Businesses that do not provide health care coverage could face a severe penalty starting in 2014. Employers with 50 or more employees would pay a penalty of $2,000 per employee. As indicated in Klein's article, this could cause small businesses that are expanding to adjust their plans if they are facing the 50-employee threshold. They could decide to break up their operations into separate companies or hire more part-time workers.

As explained by Nina Totenberg and Julie Rovner for NPR, one of the key outcomes of the Supreme Court case is the extent of the ruling. If the individual mandate were to be ruled unconstitutional, other provisions could be affected, some of which are already providing benefits. Another possibility is that the Supreme Court could determine that it cannot rule on provisions that do not take effect until 2014.

A potential complication in the NFIB's case, as reported by Eric Markowitz for Inc. in December 2011, is that Mary Brown, one of the lead plaintiffs, recently filed for bankruptcy. The question is whether Brown still has standing in the case now that her business has been closed. The NFIB has argued that its standing was established by many individual small business owners. Therefore, the NFIB and Kaj Ahlburg, the other lead plaintiff, have standing. The NFIB also argues that Brown still has standing because she does not have health insurance and does not want to be forced to buy it.
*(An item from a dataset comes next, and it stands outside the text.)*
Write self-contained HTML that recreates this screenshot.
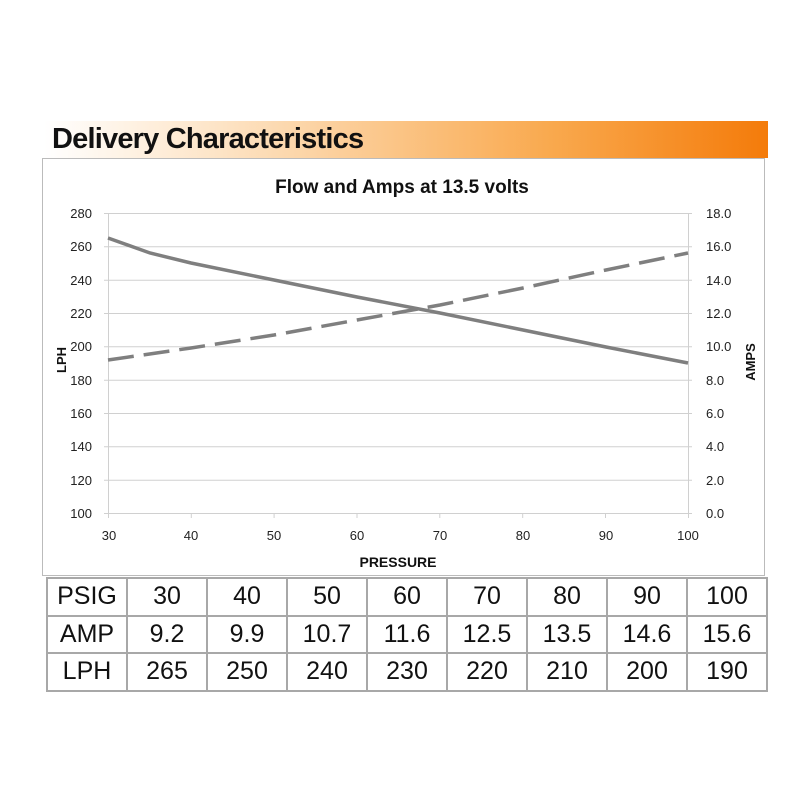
<!DOCTYPE html><html><head><style>body{margin:0;background:#fff;width:800px;height:800px;position:relative;overflow:hidden}
.hd{position:absolute;left:44px;top:121px;width:724px;height:37px;background:linear-gradient(90deg,#fff 0%,#fde3c4 25%,#f9a94e 70%,#f47b0a 100%)}
.hd span{position:absolute;left:8px;top:2px;font:bold 29px "Liberation Sans",sans-serif;color:#111;letter-spacing:-0.8px}
table{position:absolute;left:46px;top:577px;border-collapse:collapse;font:25px "Liberation Sans",sans-serif;color:#111}
td{border:2px solid #a8a8a8;height:35.5px;text-align:center;padding:0;width:78px}
</style></head><body>
<div class="hd"><span>Delivery Characteristics</span></div>
<svg width="800" height="800" style="position:absolute;left:0;top:0" font-family="Liberation Sans, sans-serif">
<rect x="42.5" y="158.5" width="722" height="417" fill="none" stroke="#bbb"/>
<text x="402" y="193" text-anchor="middle" font-size="19" font-weight="bold" fill="#111">Flow and Amps at 13.5 volts</text>
<g stroke="#d0d0d0" stroke-width="1">
<line x1="104" y1="213.5" x2="692" y2="213.5"/><line x1="104" y1="246.8" x2="692" y2="246.8"/><line x1="104" y1="280.2" x2="692" y2="280.2"/><line x1="104" y1="313.5" x2="692" y2="313.5"/><line x1="104" y1="346.8" x2="692" y2="346.8"/><line x1="104" y1="380.2" x2="692" y2="380.2"/><line x1="104" y1="413.5" x2="692" y2="413.5"/><line x1="104" y1="446.8" x2="692" y2="446.8"/><line x1="104" y1="480.2" x2="692" y2="480.2"/><line x1="104" y1="513.5" x2="692" y2="513.5"/>
<line x1="108.5" y1="213" x2="108.5" y2="518"/><line x1="688.5" y1="213" x2="688.5" y2="518"/>
<line x1="191.3" y1="513" x2="191.3" y2="518"/><line x1="274.1" y1="513" x2="274.1" y2="518"/><line x1="357" y1="513" x2="357" y2="518"/><line x1="439.8" y1="513" x2="439.8" y2="518"/><line x1="522.7" y1="513" x2="522.7" y2="518"/><line x1="605.5" y1="513" x2="605.5" y2="518"/>
</g>
<g font-size="13" fill="#222" text-anchor="end">
<text x="92" y="218">280</text><text x="92" y="251">260</text><text x="92" y="285">240</text><text x="92" y="318">220</text><text x="92" y="351">200</text><text x="92" y="385">180</text><text x="92" y="418">160</text><text x="92" y="451">140</text><text x="92" y="485">120</text><text x="92" y="518">100</text>
</g>
<g font-size="13" fill="#222">
<text x="706" y="218">18.0</text><text x="706" y="251">16.0</text><text x="706" y="285">14.0</text><text x="706" y="318">12.0</text><text x="706" y="351">10.0</text><text x="706" y="385">8.0</text><text x="706" y="418">6.0</text><text x="706" y="451">4.0</text><text x="706" y="485">2.0</text><text x="706" y="518">0.0</text>
</g>
<g font-size="13" fill="#222" text-anchor="middle">
<text x="109" y="540">30</text><text x="191" y="540">40</text><text x="274" y="540">50</text><text x="357" y="540">60</text><text x="440" y="540">70</text><text x="523" y="540">80</text><text x="606" y="540">90</text><text x="688" y="540">100</text>
</g>
<text x="398" y="567" text-anchor="middle" font-size="14" font-weight="bold" fill="#111">PRESSURE</text>
<text transform="translate(66,360) rotate(-90)" text-anchor="middle" font-size="13" font-weight="bold" fill="#111">LPH</text>
<text transform="translate(755,362) rotate(-90)" text-anchor="middle" font-size="13" font-weight="bold" fill="#111">AMPS</text>
<polyline fill="none" stroke="#7f7f7f" stroke-width="3.5" points="108,238 150,253 191,263 274,280 357,297 440,313 523,330 606,347 688,363"/>
<polyline fill="none" stroke="#7f7f7f" stroke-width="3.5" stroke-dasharray="26,10" points="108,360 191,348 274,335 357,320 440,305 523,288 606,270 688,253"/>
</svg>
<table>
<tr><td>PSIG</td><td>30</td><td>40</td><td>50</td><td>60</td><td>70</td><td>80</td><td>90</td><td>100</td></tr>
<tr><td>AMP</td><td>9.2</td><td>9.9</td><td>10.7</td><td>11.6</td><td>12.5</td><td>13.5</td><td>14.6</td><td>15.6</td></tr>
<tr><td>LPH</td><td>265</td><td>250</td><td>240</td><td>230</td><td>220</td><td>210</td><td>200</td><td>190</td></tr>
</table>
</body></html>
Assuming the case proceeds, and provided the Supreme Court determines that a ruling does not have to be postponed, its ruling will most likely be welcomed by businesses. The ruling will provide some degree of certainty, and when businesses know what to expect, they can plan for it. If the health care law remains intact and costs are indeed passed on to businesses, the businesses with the narrowest margins will be the most impacted. The market determines what businesses can charge for their products and services, and any additional costs will affect the bottom line.